15. Section 156(3) occurs in Chapter XII, under the caption: 'Information to the Police and their powers to investigate'; while Section 202 is in Chapter XV which bears the heading 'Of complaints to Magistrates'. The power to order police investigation under Section 156(3) is different from the power to direct investigation conferred by Section 202(1). The two operate in distinct spheres at different stages. The first is exercisable at the pre-cognizance stage, the second at the post-cognizance stage when the Magistrate is in seisin of the case. That is to say in the case of a complaint regarding the commission of a cognizable offence, the power under Section 156(3) can be invoked by the Magistrate before he takes cognizance of the offence under Section 190(1)(a). But if he once takes such cognizance and embarks upon the procedure embodied in Chapter XV, he is not competent to switch back to the pre-cognizance stage and avail of Section 156(3). It may be noted further that an order made under Sub-section (3) of Section 156, is in the nature of a peremptory reminder or intimation to the police to exercise their plenary powers of investigation under Section 156(1). Such an investigation embraces the entire continuous process which begins with the collection of evidence under Section 156 and ends with a report or chargesheet under Section 173. On the other hand Section 202 comes in at a stage when some evidence has been collected by the Magistrate in proceedings under Chapter XV, but the same is deemed insufficient to take a decision as to the next step in the prescribed procedure. In such a situation, the Magistrate is empowered under Section 202 to direct within the limits circumscribed by that section, an investigation 'for the purpose of deciding whether or not here is sufficient ground for proceeding'. Thus the object of an investigation under Section 202 is not to initiate a fresh case on police report but to assist the Magistrate in completing proceedings already instituted upon a complaint before him.

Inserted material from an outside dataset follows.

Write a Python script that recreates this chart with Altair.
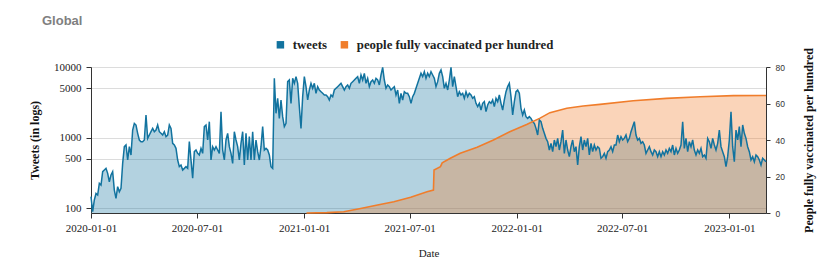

16. In the instant case the Magistrate did not apply his mind to the complaint for deciding whether or not there is sufficient ground for proceeding; but only for ordering an investigation under Section 156(3). He did not bring into motion the machinery of Chapter XV. He did not examine the complaint or his witnesses under Section 200, Cr.P.C., which is the first step in the procedure prescribed under that Chapter. The question of taking the next step of that procedure envisaged in Section 202 did not arise. Instead of taking cognizance of the offence, he has, in the exercise of his discretion, sent the complaint for investigation by police under Section 156.
17. This being the position, Section 202(1), 1st Proviso was not attracted. Indeed, it is not necessary for the decision of this case to express any final opinion on the ambit and scope of the 1st Proviso to Section 202(1) of the Code, of 1973. Suffice it to say, the stage at which Section 202 could become operative was never reached in this case. We have therefore in keeping with the well-established practice of the Court, decided only that much which was essential for the disposal of this appeal, and no more.
18. For the foregoing reasons, we answer the question posed, in the negative, and dismiss this appeal.